1. Смысл жизни и проблема относительной эмансипации от «внешнего». Процесс эмансипации человека от сугубо внешней детерминации происходит по мере развития «внутреннего» как в ходе онтогенеза, так и в историческом плане. Естественно, что на ранних ступенях цивилизации внутренняя детерминация менее значима в поведении человека. ‹…›
В. Франкл пишет, что в проблеме смысла жизни узловой является проблема ответственности человека за свою жизнь. Приходится признать, что характерной чертой советского общества была передача личной ответственности «вышестоящим инстанциям»: человек с малых лет приучался к ответственности перед государством, партией, коллективом и очень мало – к ответственности перед самим собой за собственную жизнь, за реализацию ее смысла.
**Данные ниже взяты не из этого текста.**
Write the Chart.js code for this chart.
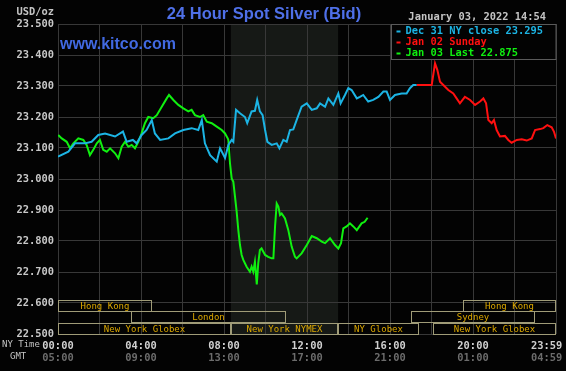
<!DOCTYPE html>
<html>
<head>
  <title>24 Hour Spot Silver</title>
  <script src="https://cdn.jsdelivr.net/npm/chart.js"></script>
  <style>
    body { margin:0; background:#000; }
    canvas { display:block; }
  </style>
</head>
<body>
<canvas id="silverChart" width="566" height="371"></canvas>

<script>
  // NY time in hours since midnight, and bid price in USD/oz
  const dec31Hours = [0.00,0.50,0.82,1.30,1.62,1.94,2.27,2.75,3.13,3.31,3.61,3.79,4.03,4.27,4.52,4.67,4.92,5.32,5.64,6.04,6.44,6.76,6.93,7.08,7.33,7.65,7.81,8.05,8.21,8.37,8.45,8.58,8.77,9.01,9.12,9.33,9.49,9.60,9.73,9.86,9.98,10.09,10.30,10.54,10.67,10.86,11.02,11.18,11.34,11.50,11.74,11.99,12.23,12.47,12.63,12.87,13.03,13.27,13.51,13.62,13.83,13.99,14.15,14.40,14.55,14.71,14.95,15.19,15.44,15.68,15.84,16.00,16.24,16.56,16.80,16.96,17.12,17.28];
  const dec31Prices = [23.072,23.088,23.115,23.115,23.120,23.142,23.147,23.137,23.153,23.120,23.126,23.115,23.142,23.158,23.190,23.147,23.126,23.131,23.147,23.158,23.164,23.158,23.190,23.115,23.077,23.056,23.099,23.068,23.110,23.126,23.120,23.223,23.212,23.200,23.180,23.218,23.220,23.255,23.218,23.206,23.158,23.120,23.110,23.115,23.099,23.126,23.120,23.158,23.160,23.190,23.233,23.244,23.223,23.228,23.244,23.233,23.260,23.239,23.276,23.244,23.271,23.293,23.287,23.260,23.265,23.271,23.250,23.255,23.265,23.282,23.282,23.255,23.271,23.276,23.276,23.293,23.303,23.303];

  const jan02Hours = [17.28,18.01,18.17,18.28,18.41,18.57,18.81,19.05,19.21,19.37,19.61,19.86,20.10,20.34,20.50,20.63,20.74,20.90,21.01,21.14,21.30,21.54,21.70,21.86,22.11,22.35,22.59,22.83,22.99,23.23,23.39,23.58,23.79,23.90,24.00];
  const jan02Prices = [23.303,23.303,23.373,23.352,23.314,23.303,23.287,23.276,23.260,23.244,23.265,23.255,23.239,23.250,23.260,23.244,23.190,23.180,23.190,23.158,23.137,23.139,23.126,23.117,23.126,23.128,23.124,23.131,23.158,23.161,23.164,23.174,23.167,23.153,23.131];

  const jan03Hours = [0.01,0.18,0.42,0.58,0.74,0.98,1.22,1.38,1.54,1.70,1.87,2.02,2.18,2.35,2.51,2.75,2.91,3.07,3.23,3.39,3.55,3.71,3.87,4.03,4.19,4.35,4.59,4.76,5.00,5.24,5.35,5.56,5.80,6.04,6.28,6.44,6.60,6.84,7.00,7.17,7.41,7.65,7.89,8.05,8.18,8.21,8.29,8.37,8.45,8.53,8.61,8.69,8.77,8.85,8.93,9.09,9.25,9.33,9.41,9.49,9.58,9.65,9.73,9.81,9.98,10.13,10.30,10.38,10.46,10.54,10.62,10.70,10.78,10.94,11.10,11.26,11.42,11.50,11.74,11.99,12.23,12.47,12.71,12.87,13.11,13.35,13.51,13.64,13.75,13.91,14.07,14.23,14.40,14.63,14.78,14.92];
  const jan03Prices = [23.142,23.131,23.120,23.099,23.115,23.131,23.126,23.110,23.077,23.094,23.115,23.126,23.094,23.088,23.099,23.083,23.067,23.104,23.120,23.104,23.110,23.099,23.120,23.147,23.180,23.200,23.196,23.206,23.233,23.260,23.271,23.255,23.239,23.228,23.218,23.223,23.206,23.200,23.206,23.185,23.180,23.169,23.158,23.147,23.131,23.126,23.050,23.002,22.991,22.943,22.895,22.835,22.787,22.755,22.739,22.717,22.701,22.717,22.701,22.733,22.660,22.728,22.771,22.776,22.755,22.749,22.744,22.744,22.847,22.921,22.911,22.884,22.889,22.873,22.835,22.782,22.749,22.744,22.760,22.787,22.816,22.809,22.798,22.793,22.809,22.787,22.776,22.793,22.841,22.847,22.857,22.847,22.835,22.857,22.862,22.875];

  const seriesLabels = ['Dec 31 NY close 23.295', 'Jan 02 Sunday', 'Jan 03 Last 22.875'];
  const nyTimeLabels = ['00:00', '04:00', '08:00', '12:00', '16:00', '20:00', '23:59'];
  const gmtLabels = ['05:00', '09:00', '13:00', '17:00', '21:00', '01:00', '04:59'];

  // trading sessions: name, start hour, end hour, row (0 = top)
  const sessionNames = ['Hong Kong', 'Hong Kong', 'London', 'Sydney', 'New York Globex', 'New York NYMEX', 'NY Globex', 'New York Globex'];
  const sessionStart = [0, 19.52, 3.52, 17.0, 0, 8.33, 13.5, 18.05];
  const sessionEnd = [4.53, 24, 11.0, 23.0, 8.33, 13.5, 17.4, 24];
  const sessionRow = [0, 0, 1, 1, 2, 2, 2, 2];
  const nymexOpen = 8.33, nymexClose = 13.5;

  const colors = ['#1cb4e4', '#ff1010', '#10f010'];
  const monoFont = "'DejaVu Sans Mono', monospace";

  function toPoints(hours, prices) {
    return hours.map((h, i) => ({ x: h, y: prices[i] }));
  }

  // background, NYMEX shading and all the extra kitco text
  const kitcoDecor = {
    id: 'kitcoDecor',
    beforeDraw(chart) {
      const ctx = chart.ctx, area = chart.chartArea, xs = chart.scales.x;
      ctx.save();
      ctx.fillStyle = '#030303';
      ctx.fillRect(0, 0, chart.width, chart.height);
      const x0 = xs.getPixelForValue(nymexOpen), x1 = xs.getPixelForValue(nymexClose);
      ctx.fillStyle = '#161916';
      ctx.fillRect(x0, area.top, x1 - x0, area.bottom - area.top);
      ctx.restore();
    },
    beforeDatasetsDraw(chart) {
      const ctx = chart.ctx, area = chart.chartArea, xs = chart.scales.x;
      const rowH = 11.5;
      ctx.save();
      ctx.font = '9px ' + monoFont;
      ctx.textAlign = 'center';
      ctx.textBaseline = 'middle';
      ctx.lineWidth = 1;
      sessionNames.forEach((name, i) => {
        const x0 = Math.round(xs.getPixelForValue(sessionStart[i])) + 0.5;
        const x1 = Math.round(xs.getPixelForValue(sessionEnd[i])) - 0.5;
        const yTop = Math.round(area.bottom - (3 - sessionRow[i]) * rowH) + 0.5;
        const yBot = Math.round(yTop + rowH) - 0.5;
        ctx.strokeStyle = '#a09c78';
        ctx.strokeRect(x0, yTop, x1 - x0, yBot - yTop);
        ctx.fillStyle = '#dca800';
        ctx.fillText(name, (x0 + x1) / 2, (yTop + yBot) / 2 + 1);
      });
      ctx.restore();
    },
    afterDraw(chart) {
      const ctx = chart.ctx, area = chart.chartArea;
      ctx.save();
      // title and site name
      ctx.textBaseline = 'middle';
      ctx.textAlign = 'center';
      ctx.fillStyle = '#4f70e8';
      ctx.font = "bold 16.5px 'Liberation Sans', Arial, sans-serif";
      ctx.fillText('24 Hour Spot Silver (Bid)', 264, 14);
      ctx.textAlign = 'left';
      ctx.fillStyle = '#4169e1';
      ctx.font = "bold 16px 'Liberation Sans', Arial, sans-serif";
      ctx.fillText('www.kitco.com', area.left + 2, 45);

      ctx.font = 'bold 10.4px ' + monoFont;
      ctx.fillStyle = '#c4c4c4';
      ctx.textAlign = 'right';
      ctx.fillText('January 03, 2022 14:54', 546, 17);
      ctx.fillText('USD/oz', area.left - 4, 12);

      ctx.font = '9px ' + monoFont;
      ctx.textAlign = 'left';
      ctx.fillText('NY Time', 2, 345);
      ctx.fillText('GMT', 10, 357);

      // legend box
      const lx = 391.5, ly = area.top + 0.5, lw = area.right - lx, lh = 35;
      ctx.fillStyle = '#030303';
      ctx.fillRect(lx, ly, lw, lh);
      ctx.strokeStyle = '#5a5a5a';
      ctx.strokeRect(lx, ly, lw, lh);
      ctx.font = 'bold 10.4px ' + monoFont;
      seriesLabels.forEach((label, i) => {
        const cy = ly + 7 + i * 11;
        ctx.fillStyle = colors[i];
        ctx.fillRect(lx + 5, cy - 1, 4, 2);
        ctx.fillText(label, lx + 14, cy);
      });
      ctx.restore();
    }
  };

  const axisFont = { family: monoFont, size: 10.4, weight: 'bold' };

  new Chart(document.getElementById('silverChart'), {
    type: 'line',
    data: {
      datasets: [
        { label: seriesLabels[0], data: toPoints(dec31Hours, dec31Prices), borderColor: colors[0] },
        { label: seriesLabels[1], data: toPoints(jan02Hours, jan02Prices), borderColor: colors[1] },
        { label: seriesLabels[2], data: toPoints(jan03Hours, jan03Prices), borderColor: colors[2] }
      ]
    },
    options: {
      responsive: false,
      animation: false,
      layout: { padding: { top: 24, right: 10, left: 0, bottom: 0 } },
      elements: {
        line: { borderWidth: 2, tension: 0 },
        point: { radius: 0 }
      },
      plugins: {
        legend: { display: false },
        tooltip: { enabled: false }
      },
      scales: {
        x: {
          type: 'linear',
          position: 'bottom',
          weight: 0,
          min: 0,
          max: 24,
          grid: { color: '#383838', drawTicks: false },
          border: { display: false },
          ticks: {
            stepSize: 2,
            padding: 6,
            maxRotation: 0,
            autoSkip: false,
            color: '#d0d0d0',
            font: axisFont,
            // last label sits left of the edge like the original, so pad it
            callback: (v) => v % 4 === 0 ? (v === 24 ? nyTimeLabels[v / 4] + '   ' : nyTimeLabels[v / 4]) : ''
          },
          afterFit(scale) { scale.height = 17; scale.paddingLeft = 0; scale.paddingRight = 0; }
        },
        x2: {
          type: 'linear',
          position: 'bottom',
          weight: 1,
          min: 0,
          max: 24,
          grid: { display: false, drawTicks: false },
          border: { display: false },
          ticks: {
            stepSize: 2,
            padding: 1,
            maxRotation: 0,
            autoSkip: false,
            color: '#6c6c6c',
            font: axisFont,
            callback: (v) => v % 4 === 0 ? (v === 24 ? gmtLabels[v / 4] + '   ' : gmtLabels[v / 4]) : ''
          },
          afterFit(scale) { scale.height = 20; scale.paddingLeft = 0; scale.paddingRight = 0; }
        },
        y: {
          min: 22.5,
          max: 23.5,
          grid: { color: '#383838', drawTicks: false },
          border: { display: false },
          ticks: {
            stepSize: 0.1,
            padding: 4,
            color: '#c8c8c8',
            font: axisFont,
            callback: (v) => v.toFixed(3)
          },
          afterFit(scale) { scale.width = 58; }
        }
      }
    },
    plugins: [kitcoDecor]
  });
</script>
</body>
</html>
Последний превращался в унифицированный для миллионов людей стереотип, который все больше отрывался от реальной жизни и подчинялся официальной идеологической задаче. Сказанное подчеркивает роль социальных факторов в самом процессе становления смысла жизни. Есть и другая сторона этого вопроса. В литературе обычно характеризуется позитивная роль данного феномена в жизни человека, становлении его личности. Поиску смысла жизни противопоставляются «смыслы-эрзацы»: алкоголизм, наркомания. Однако смыслы-эрзацы могут возникать не только в этих случаях: под влиянием специфически сложившихся социальных факторов происходит «переналадка» этого личностного механизма – он начинает служить негативному формированию личности, способствовать потере ею своего «лица», своей позиции, т. е. того, что составляет ее психологическую сущность. Представляет интерес психологический анализ подобного рода деформаций и «сбоев», конкретизирующий общий тезис о том, что сам процесс поиска и становления смысла жизни должен быть относительно эмансипирован от внешней детерминации.